Have you got the kind of kid who spends hours watching ants and butterflies? If you do – or wish you did – you might be interested to know their interest is one that can naturally work to reinforce what they’re learning about writing in school. Here’s how:
- To write effectively, you need to be able to think in a clear fashion. That means that someone who can’t tell you this happened and this happened and then this happened, or this caused this to happen, is someone who cannot tell about their day. You’ve seen it yourself when someone tells you something and keeps going back in forth in time in a way that is confusing. So, if your kid can tell you about what they saw, they are working on that skill – without purposely working on that skill.
- To describe something, you need to be able to observe it closely. Whether your kid is writing an essay or a longer piece, details are important to help the reader see what you see as a writer. If your kid can tell you about the ant’s struggle to bring a morsel back to the nest, that helps to develop attention to detail – without purposely working on that skill.

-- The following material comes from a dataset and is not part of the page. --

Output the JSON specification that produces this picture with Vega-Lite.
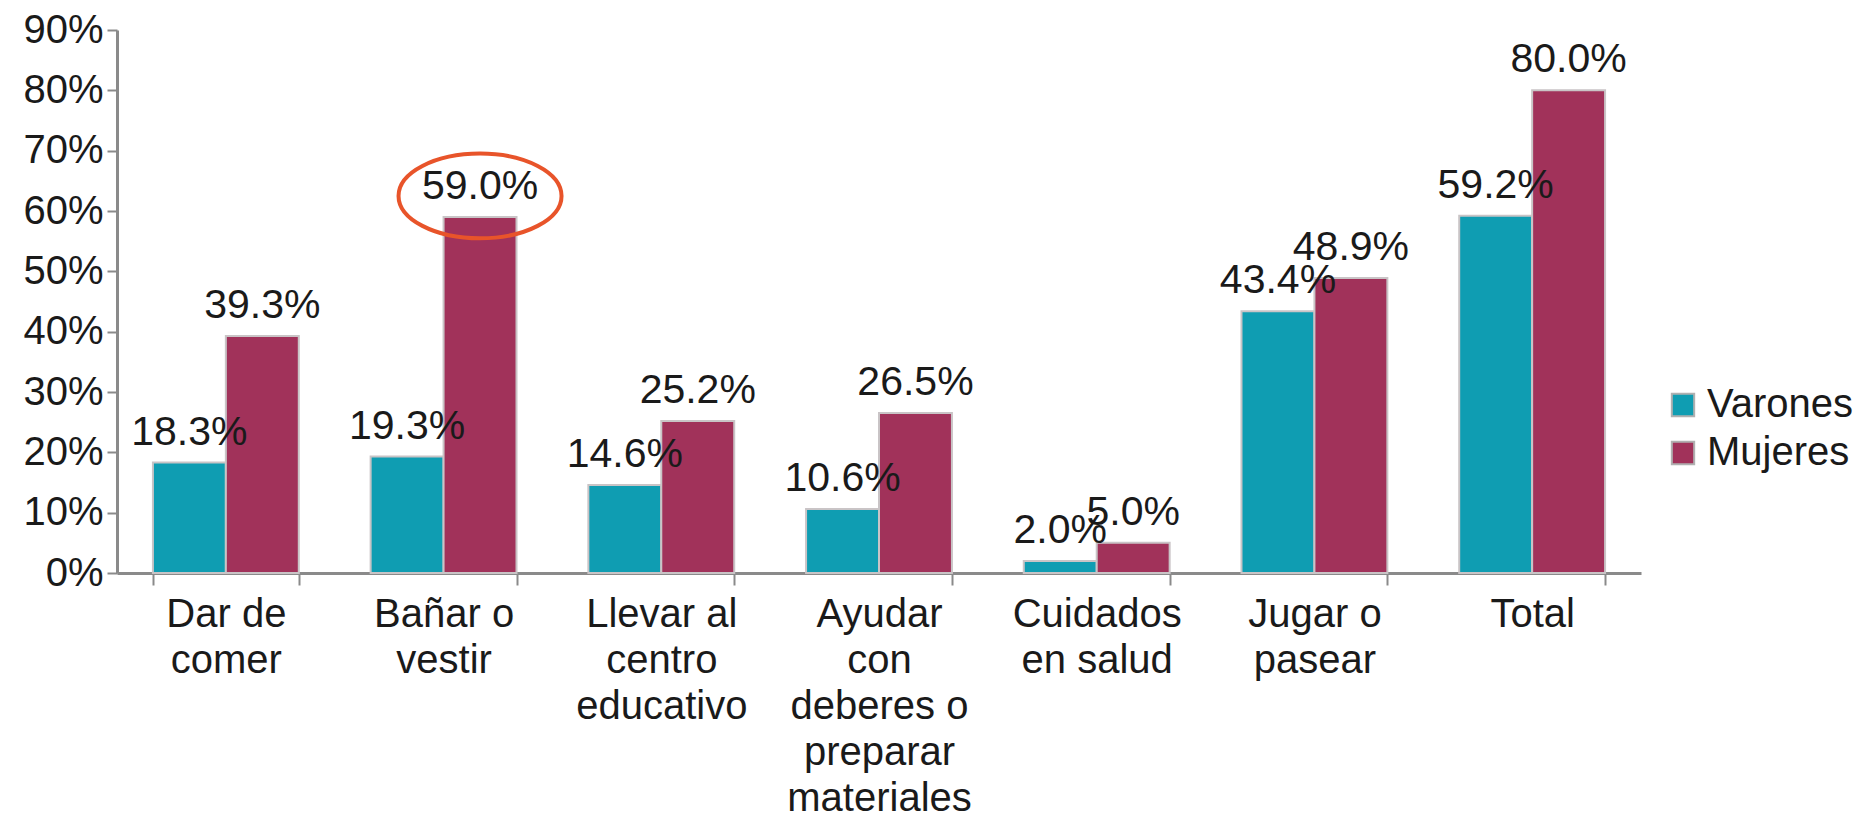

- Curiosity is the first step to research. Believe me. As a science writer, I know more bits of information about more things than I’d care to count. It all starts with being curious. So, if your kid is curious about bugs, get some books from the library. Consider heading to the young kid section to start because books for young kids present concepts in a clear and simple way. They also usually have terrific illustrations. Your kid will get information from a variety of sources and learn the process of gathering and synthesizing information – without purposely working on that skill.
I’m a firm believer that childhood should incorporate fun along the way, so here are three places for kid-friendly activities:
- The Xerces Society for Invertebrate Conservation has an X Kids program with an activity booklet you can download for your kid. They also have a new podcast, Bug Banter, for you.
- Pollinator Partnership has a Pollinator Activity booklet for kids you can download, along with many other resources on their Education page under the Resources > Learning Center menu item.
- The Bee Conservancy, a non-profit focused on saving bees, has free activities and resources to download for kids, too.